Who Draws the Maps? Legislative and Congressional Redistricting
Every ten years, states redraw their congressional and state district lines. Each state determines for itself, usually detailed in the state constitution, who will draw district lines for state legislators and Congress members.
Who Draws the Maps
Every ten years, states redraw their congressional and state district lines. Each state determines for itself, usually detailed in the state constitution, who will draw these lines.
The way lines are redrawn can influence who can win the next election and affect the balance of political power, which communities are represented, and what laws are passed. Unfortunately, that power means the process also can be abused. Litigation in a number of states currently is challenging the drawing of maps based on race or partisanship or failure to comply with other legal requirements.
However, the past twenty years also have seen significant growth in efforts to fix the process. While the vast majority of states continue to use the state legislature for drawing districts, there is a growing trend for states to use alternative approaches to mapdrawing. Citizen-driven ballot initiatives sparked redistricting reform in Arizona in 2000 and in California in 2008 and 2010. Since then, New York in 2014 and Ohio in 2015 also have adopted various types of reforms.
The following maps show who currently is responsible for redistricting in the United States.
In most states, the state legislature passes redistricting plans as regular legislation: the plan has to be approved with a majority vote in each chamber and is subject to veto by the governor. However, some states have different provisions. CT requires a plan to be passed with a 2/3 majority vote. Legislative plans in CT, FL, MD, and MS are not subject to gubernatorial veto. Neither legislative nor congressional plans are subject to a gubernatorial veto in CT and NC.
Most states have a deadline for drawing district lines set by the state constitution.

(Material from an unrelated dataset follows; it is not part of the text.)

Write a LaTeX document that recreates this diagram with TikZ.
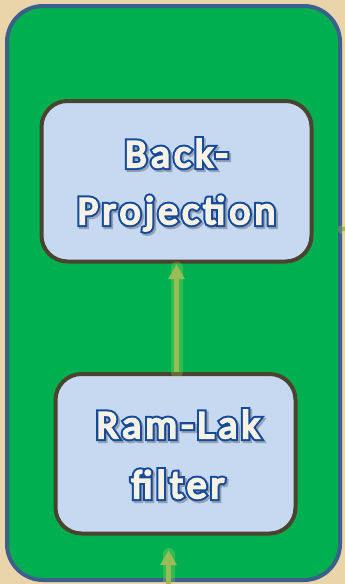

If the legislature can’t agree on a map before the deadline, state or federal courts may step in to make sure that the district lines are set before the next election. Courts also sometimes draw maps of their own to remedy legal violations in maps passed by the legislature. A handful of states, likewise, use backup commissions in case of a deadlock (more below on backup commissions).
Advisory commissions, which may consist of legislators or non-legislators, or a mix, recommend redistricting plans to the legislature. The legislature has the final say in approving district maps, usually by an up or down vote. Maine requires a plan to be passed with a 2/3 majority of the legislature.

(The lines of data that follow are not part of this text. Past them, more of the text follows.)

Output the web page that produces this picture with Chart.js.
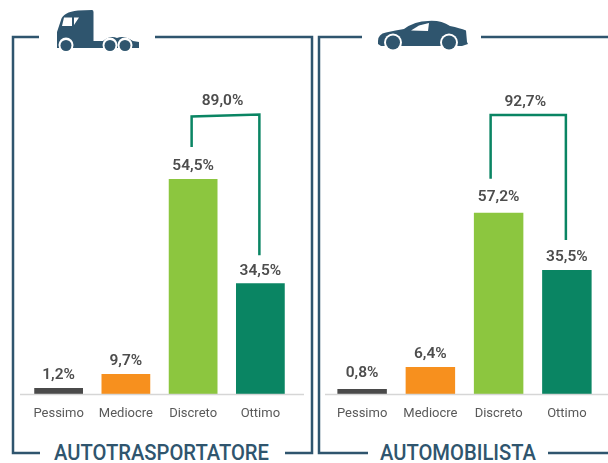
<!DOCTYPE html>
<html>
<head>
<meta charset="utf-8">
<style>
  html, body { margin: 0; padding: 0; background: #fff; }
  #page { position: relative; width: 608px; height: 463px; overflow: hidden; }
  #page svg, #page canvas { position: absolute; top: 0; }
  #page svg { left: 0; }
  #truckChart { left: 0; }
  #carChart { left: 316px; }
</style>
</head>
<body>
<div id="page">
  <svg width="608" height="463" viewBox="0 0 608 463">
    <g fill="none" stroke="#2f556e" stroke-width="2.5">
      <path d="M39 37H13V453H40"/>
      <path d="M155 37H312V453H285"/>
      <path d="M362 37H319V453H368"/>
      <path d="M481 37H608"/>
      <path d="M548 453H608"/>
    </g>
    <!-- truck -->
    <g fill="#2f556e">
      <path d="M57 48V32L61 20Q63 12 78 10.5L92 10Q93.500 10 93.500 12V41H103Q110 35 117 38Q124 35 133 41L139 42V48Z"/>
      <circle cx="66" cy="45" r="7.500" fill="#fff"/>
      <circle cx="110" cy="45" r="7.500" fill="#fff"/>
      <circle cx="125" cy="45" r="7.500" fill="#fff"/>
      <circle cx="66" cy="45.500" r="5.500"/>
      <circle cx="110" cy="45.500" r="5.500"/>
      <circle cx="125" cy="45.500" r="5.500"/>
      <path d="M64 17.500H72V26H62Z M74 17.500H79L74 25Z" fill="#fff"/>
    </g>
    <!-- car -->
    <g fill="#2f556e">
      <path d="M378 41Q378 34 386 32.500Q396 30 404 29Q415 21 428 21Q441 20 450 26Q460 28 466 30.500L467 42L468 44L462 46H381L378 44Z"/>
      <path d="M411 30.500L419 25.500L429 23L428 31Z" fill="#fff"/>
      <circle cx="393" cy="42.500" r="9" fill="#fff"/>
      <circle cx="449" cy="42.500" r="9" fill="#fff"/>
      <circle cx="393" cy="42.500" r="7"/>
      <circle cx="449" cy="42.500" r="7"/>
    </g>
    <g fill="#2f556e" font-family="Roboto" font-weight="500" font-size="22" text-anchor="middle">
      <text x="161.500" y="460" textLength="215" lengthAdjust="spacingAndGlyphs">AUTOTRASPORTATORE</text>
      <text x="458" y="460" textLength="156" lengthAdjust="spacingAndGlyphs">AUTOMOBILISTA</text>
    </g>
  </svg>
  <canvas id="truckChart" width="316" height="463"></canvas>
  <canvas id="carChart" width="292" height="463"></canvas>
</div>

<script src="https://cdn.jsdelivr.net/npm/chart.js@4"></script>
<script>
  const categories = ["Pessimo", "Mediocre", "Discreto", "Ottimo"];
  const barColors = ["#4a4a4a", "#f7901e", "#8cc63f", "#0a8563"];

  // printed percentages
  const truckValues = [1.2, 9.7, 54.5, 34.5];
  const carValues = [0.8, 6.4, 57.2, 35.5];
  const truckBracket = 89.0;
  const carBracket = 92.7;

  // bar lengths as drawn in the picture: the source art is not to scale with
  // its own labels, so these are read from the bars and not from the text
  const truckDrawn = [1.5, 5.1, 54.5, 28.1];
  const carDrawn = [1.6, 8.5, 57.2, 39.1];

  const fmt = v => v.toFixed(1).replace(".", ",") + "%";

  const annotate = {
    id: "annotate",
    afterDatasetsDraw(chart, args, opts) {
      const c = chart.ctx;
      const meta = chart.getDatasetMeta(0);
      const yAxis = chart.scales.y;

      // grey base line runs wider than the plot
      c.save();
      c.strokeStyle = "#d6d6d6";
      c.lineWidth = 1.5;
      c.beginPath();
      c.moveTo(opts.baseFrom, yAxis.bottom + 0.5);
      c.lineTo(opts.baseTo, yAxis.bottom + 0.5);
      c.stroke();

      // value labels
      c.font = "600 15.5px Roboto";
      c.fillStyle = "#4d4d4d";
      c.textAlign = "center";
      c.textBaseline = "middle";
      meta.data.forEach((bar, i) => {
        c.fillText(fmt(opts.values[i]), bar.x, bar.y - opts.labelGaps[i]);
      });

      // bracket from Discreto to Ottimo
      const a = meta.data[2];
      const b = meta.data[3];
      const left = a.x + opts.bracketShift;
      const right = b.x - 1;
      c.strokeStyle = "#0a8563";
      c.lineWidth = 2.5;
      c.beginPath();
      c.moveTo(left, a.y - opts.bracketGaps[0]);
      c.lineTo(left, opts.bracketTop + opts.bracketTilt);
      c.lineTo(right, opts.bracketTop);
      c.lineTo(right, b.y - opts.bracketGaps[1]);
      c.stroke();
      c.fillText(fmt(opts.bracket), (left + right) / 2 - 3, opts.bracketTop - 13);
      c.restore();
    }
  };

  function makeChart(id, drawn, yMax, pad, note) {
    return new Chart(document.getElementById(id), {
      type: "bar",
      data: {
        labels: categories,
        datasets: [{
          data: drawn,
          backgroundColor: barColors,
          categoryPercentage: 1,
          barPercentage: 0.725
        }]
      },
      options: {
        responsive: false,
        animation: false,
        layout: { padding: { top: 39, left: pad[0], right: pad[1], bottom: 0 } },
        scales: {
          x: {
            afterFit: s => { s.height = 69; },
            grid: { display: false },
            border: { display: false },
            ticks: {
              padding: 4,
              color: "#595959",
              font: { family: "Roboto", size: 13 },
              maxRotation: 0,
              autoSkip: false
            }
          },
          y: { display: false, min: 0, max: yMax }
        },
        plugins: {
          legend: { display: false },
          tooltip: { enabled: false },
          annotate: note
        }
      },
      plugins: [annotate]
    });
  }

  makeChart("truckChart", truckDrawn, 90, [25, 22], {
    values: truckValues,
    labelGaps: [13, 13, 13, 12],
    bracket: truckBracket,
    bracketTop: 114.5,
    bracketTilt: 2,
    bracketShift: -1.5,
    bracketGaps: [32, 28],
    baseFrom: 20,
    baseTo: 304
  });

  makeChart("carChart", carDrawn, 112, [12, 7], {
    values: carValues,
    labelGaps: [16, 13, 16, 13],
    bracket: carBracket,
    bracketTop: 115,
    bracketTilt: 0,
    bracketShift: -8,
    bracketGaps: [34, 30],
    baseFrom: 9,
    baseTo: 292
  });
</script>
</body>
</html>
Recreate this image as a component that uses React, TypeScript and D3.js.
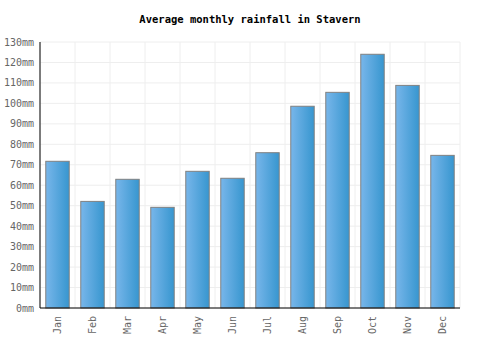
import React from "react";
import * as d3 from "d3";

const months = ["Jan", "Feb", "Mar", "Apr", "May", "Jun", "Jul", "Aug", "Sep", "Oct", "Nov", "Dec"];
const rainfall = [71.7, 52.1, 62.9, 49.2, 66.8, 63.4, 75.9, 98.6, 105.4, 124, 108.8, 74.6];
const yTicks = d3.range(0, 140, 10);

function App() {
  const width = 500;
  const height = 350;
  const marginTop = 42;
  const marginRight = 40;
  const marginBottom = 42;
  const marginLeft = 40;
  const font = "'DejaVu Sans Mono', monospace";

  const x = d3.scaleBand()
    .domain(months)
    .range([marginLeft, width - marginRight])
    .paddingInner(0.33)
    .paddingOuter(0.165);

  // band boundaries for vertical grid
  const step = (width - marginLeft - marginRight) / months.length;
  const xGrid = d3.range(months.length + 1).map(i => marginLeft + i * step);

  const y = d3.scaleLinear([0, 130], [height - marginBottom, marginTop]);

  return (
    <svg width={width} height={height} style={{ position: "absolute", left: 0, top: 0 }}>
      <defs>
        <linearGradient id="barGrad" x1="0%" y1="0%" x2="100%" y2="0%">
          <stop offset="0%" stopColor="#78b6ea" />
          <stop offset="100%" stopColor="#3796cf" />
        </linearGradient>
      </defs>
      <rect width={width} height={height} fill="#fff" />
      <text x={width / 2} y={23} textAnchor="middle" fontFamily={font} fontSize={10.5} fontWeight="bold" fill="#000">
        Average monthly rainfall in Stavern
      </text>

      {/* grid */}
      {yTicks.map(t => (
        <line key={"h" + t} x1={marginLeft} x2={width - marginRight} y1={y(t)} y2={y(t)} stroke="#eee" strokeWidth={1} />
      ))}
      {xGrid.map((gx, i) => (
        <line key={"v" + i} x1={gx} x2={gx} y1={marginTop} y2={height - marginBottom} stroke="#eee" strokeWidth={1} />
      ))}

      {/* bars */}
      {months.map((m, i) => (
        <rect
          key={m}
          x={x(m)}
          y={y(rainfall[i])}
          width={x.bandwidth()}
          height={y(0) - y(rainfall[i])}
          fill="url(#barGrad)"
          stroke="#808080"
          strokeWidth={1}
        />
      ))}

      {/* axes */}
      <line x1={marginLeft} x2={marginLeft} y1={marginTop} y2={height - marginBottom} stroke="#000" strokeWidth={1} />
      <line x1={marginLeft} x2={width - marginRight} y1={height - marginBottom} y2={height - marginBottom} stroke="#000" strokeWidth={1} />

      {yTicks.map(t => (
        <text key={"yl" + t} x={marginLeft - 6} y={y(t) + 3.5} textAnchor="end" fontFamily={font} fontSize={10} fill="#666">
          {t}mm
        </text>
      ))}
      {months.map(m => {
        const cx = (x(m) as number) + x.bandwidth() / 2;
        const ty = height - marginBottom + 8;
        return (
          <text key={"xl" + m} transform={`translate(${cx + 3.5},${ty}) rotate(-90)`} textAnchor="end" fontFamily={font} fontSize={10} fill="#666">
            {m}
          </text>
        );
      })}
    </svg>
  );
}

export default App;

Six states have an advisory commission in place for either congressional or state legislative districts, or both. In some cases, the advisory commission is established by the state's constitution. In other cases, such as Iowa, a state will set up an advisory commission by statue. In Iowa, a nonpartisan bureau draws draft lines for the legislature to accept or reject as is; only after the legislature has rejected two sets of plans can it draw districts as it pleases. So far, the Iowa legislature hasn’t used its authority to drawn its own maps from scratch.

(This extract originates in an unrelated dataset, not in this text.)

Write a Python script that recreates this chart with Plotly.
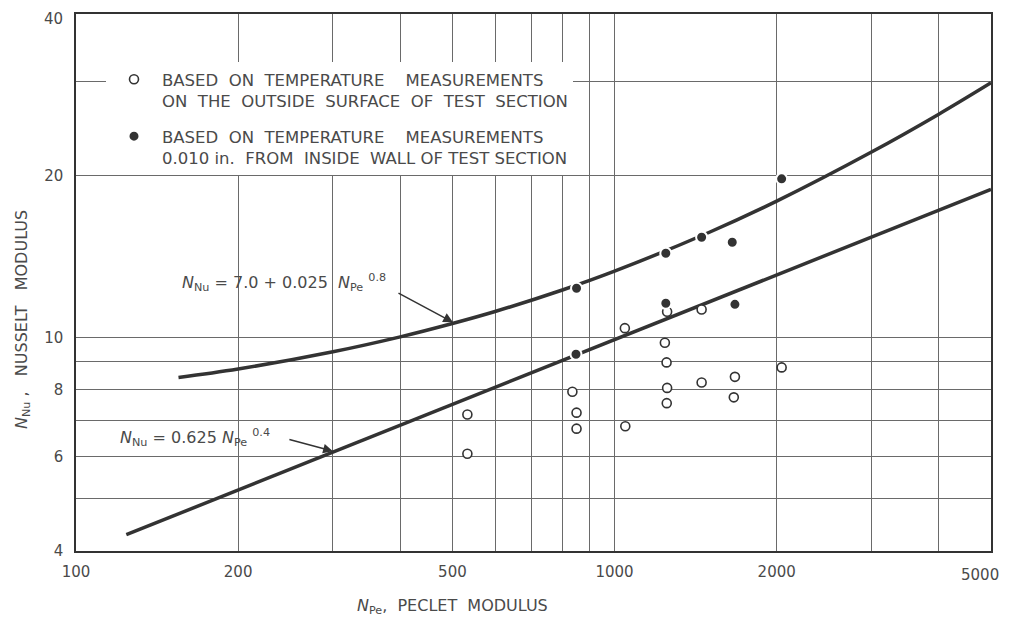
import plotly.graph_objects as go

# ---- data ----
# open circles: based on outside-surface temperature measurements
open_pe = [533, 533, 835, 850, 850, 1045, 1047, 1240, 1249, 1252, 1250, 1252, 1451, 1451, 1673, 1665, 2043]
open_nu = [7.18, 6.07, 7.92, 7.24, 6.76, 10.4, 6.83, 9.77, 8.98, 8.05, 7.54, 11.16, 11.27, 8.24, 8.44, 7.73, 8.79]

# filled circles: 0.010 in. from inside wall
fill_pe = [850, 848, 1245, 1245, 1451, 1654, 1673, 2043]
fill_nu = [12.34, 9.30, 14.34, 11.57, 15.36, 15.03, 11.52, 19.73]

# curve N_Nu = 7.0 + 0.025 N_Pe^0.8
upper_pe = [155, 200, 300, 400, 500, 600, 800, 1000, 1500, 2000, 3000, 4000, 5000]
upper_nu = [8.42, 8.73, 9.40, 10.02, 10.61, 11.17, 12.25, 13.28, 15.69, 17.93, 22.13, 26.03, 29.78]

# curve N_Nu = 0.625 N_Pe^0.4 (straight line on log-log paper)
lower_pe = [124, 1000, 5000]
lower_nu = [4.29, 9.91, 18.86]

x_grid = [100, 200, 300, 400, 500, 600, 700, 800, 900, 1000, 2000, 3000, 4000, 5000]
x_text = ["100", "200", "", "", "500", "", "", "", "", "1000", "2000", "", "", ""]
x_last_label = "5000"
y_grid = [4, 5, 6, 7, 8, 9, 10, 20, 30, 40]
y_text = ["4", "", "6", "", "8", "", "10", "20", "", ""]
y_top_label = "40"

legend_open = "BASED  ON  TEMPERATURE    MEASUREMENTS<br>ON  THE  OUTSIDE  SURFACE  OF  TEST  SECTION"
legend_fill = "BASED  ON  TEMPERATURE    MEASUREMENTS<br>0.010 in.  FROM  INSIDE  WALL OF TEST SECTION"

INK = "#333333"
TXT = "#4a4a4a"
FONT = "DejaVu Sans"

# plot area in page pixels (page has an 8px body margin)
PL, PT, PR, PB = 76, 14, 991, 551
PW, PH = PR - PL, PB - PT


def px(xp):
    return (xp - PL) / PW


def py(yp):
    return (PB - yp) / PH


fig = go.Figure()

fig.add_trace(go.Scatter(x=upper_pe, y=upper_nu, mode="lines", line=dict(color=INK, width=3.5, shape="spline"),
                         showlegend=False, hoverinfo="skip"))
fig.add_trace(go.Scatter(x=lower_pe, y=lower_nu, mode="lines", line=dict(color=INK, width=3.5),
                         showlegend=False, hoverinfo="skip"))
fig.add_trace(go.Scatter(x=open_pe, y=open_nu, mode="markers", name=legend_open, legendgroup="a",
                         marker=dict(symbol="circle", size=9, color="white", line=dict(color=INK, width=1.6))))
fig.add_trace(go.Scatter(x=fill_pe, y=fill_nu, mode="markers", name=legend_fill, legendgroup="b",
                         marker=dict(symbol="circle", size=11, color=INK, line=dict(color="white", width=2))))

axis_common = dict(type="log", showgrid=True, gridcolor="#6a6a6a", gridwidth=1, zeroline=False,
                   showline=True, linecolor="#333333", linewidth=1.5, mirror=True, ticks="",
                   automargin=False, ticklabeloverflow="allow",
                   tickfont=dict(family=FONT, size=15, color=TXT))

fig.update_xaxes(range=[2, 3.69899], tickmode="array", tickvals=x_grid, ticktext=x_text,
                 ticklabelstandoff=6, **axis_common)
fig.update_yaxes(range=[0.60206, 1.60207], tickmode="array", tickvals=y_grid, ticktext=y_text,
                 ticklabelstandoff=8, **axis_common)

annotations = [
    dict(text=x_last_label, xref="paper", yref="paper", x=1, y=0, xanchor="right", yanchor="top",
         xshift=10, yshift=-13, showarrow=False, font=dict(family=FONT, size=15, color=TXT)),
    dict(text=y_top_label, xref="paper", yref="paper", x=0, y=1, xanchor="right", yanchor="top",
         xshift=-11, yshift=6, showarrow=False, font=dict(family=FONT, size=15, color=TXT)),
    dict(text="<i>N</i><sub>Nu</sub> = 7.0 + 0.025  <i>N</i><sub>Pe</sub> <sup>0.8</sup>", xref="paper", yref="paper",
         x=px(180), y=py(282), xanchor="left", yanchor="middle", showarrow=False,
         font=dict(family=FONT, size=16, color=TXT)),
    dict(text="", x=2.700, y=1.028, xref="x", yref="y", showarrow=True, ax=-56, ay=-30,
         arrowhead=2, arrowsize=1.3, arrowwidth=1.5, arrowcolor=INK),
    dict(text="<i>N</i><sub>Nu</sub> = 0.625 <i>N</i><sub>Pe</sub> <sup>0.4</sup>", xref="paper", yref="paper",
         x=px(118), y=py(437), xanchor="left", yanchor="middle", showarrow=False,
         font=dict(family=FONT, size=16, color=TXT)),
    dict(text="", x=2.477, y=0.788, xref="x", yref="y", showarrow=True, ax=-45, ay=-12,
         arrowhead=2, arrowsize=1.3, arrowwidth=1.5, arrowcolor=INK),
    dict(text="<i>N</i><sub>Nu</sub> ,   NUSSELT   MODULUS", xref="paper", yref="paper", textangle=-90,
         x=px(22), y=py(320), xanchor="center", yanchor="middle", showarrow=False,
         font=dict(family=FONT, size=16, color=TXT)),
    dict(text="<i>N</i><sub>Pe</sub>,  PECLET  MODULUS", xref="paper", yref="paper",
         x=px(452), y=py(607), xanchor="center", yanchor="middle", showarrow=False,
         font=dict(family=FONT, size=16, color=TXT)),
]

W, H = 994, 615
fig.update_layout(
    width=W, height=H,
    margin=dict(l=PL - 8, r=W - (PR - 8), t=PT - 8, b=H - (PB - 8), autoexpand=False),
    paper_bgcolor="white", plot_bgcolor="white",
    annotations=annotations,
    legend=dict(x=px(106), y=py(62), xanchor="left", yanchor="top",
                bgcolor="white", borderwidth=0, itemwidth=46, valign="top",
                traceorder="grouped", tracegroupgap=11,
                font=dict(family=FONT, size=16.5, color=TXT)),
    showlegend=True,
)

fig.write_html("out.html")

A backup commission draws the map only when the legislature is deadlocked or when the governor vetoes the proposal. Six states use a backup commission for legislative plans and two for congressional plans.
In CT, IL, and OK, the backup commission is made up of people selected by the legislative leadership. In MS and TX, the backup commission is made up of specific statewide elected officials, like the state treasurer or state attorney general. In MD, the governor’s proposal becomes the default plan if the legislature fails to approve its own map.
Six states use an independent commission, comprised of members who are neither public officials nor current lawmakers. Legislators may have a role in selecting the commissioners, but do not serve on the commission. These six states also prevent commissioners from running for office in the districts they draw, at least for a few years after they draw the lines. Together, the restrictions on who can be a commissioner and the restrictions on running for office mean that even though legislators may have a role in picking commissioners, neither legislators nor candidates draw their own district lines themselves.
Seven states use a politician commission to draw congressional and/or legislative districts.
Each politician commission is designed differently. AR, HI, and MS use a commission where all members are incumbent lawmakers or other elected officials to create redistricting plans. Four states – CO, NJ, OH, and PA – use commissions with a mix of elected officials and non-politician members, usually appointed by the legislative or party leadership, the governor, or chief justice of the state supreme court.
Single Congressional District States
Seven states currently have only one congressional district.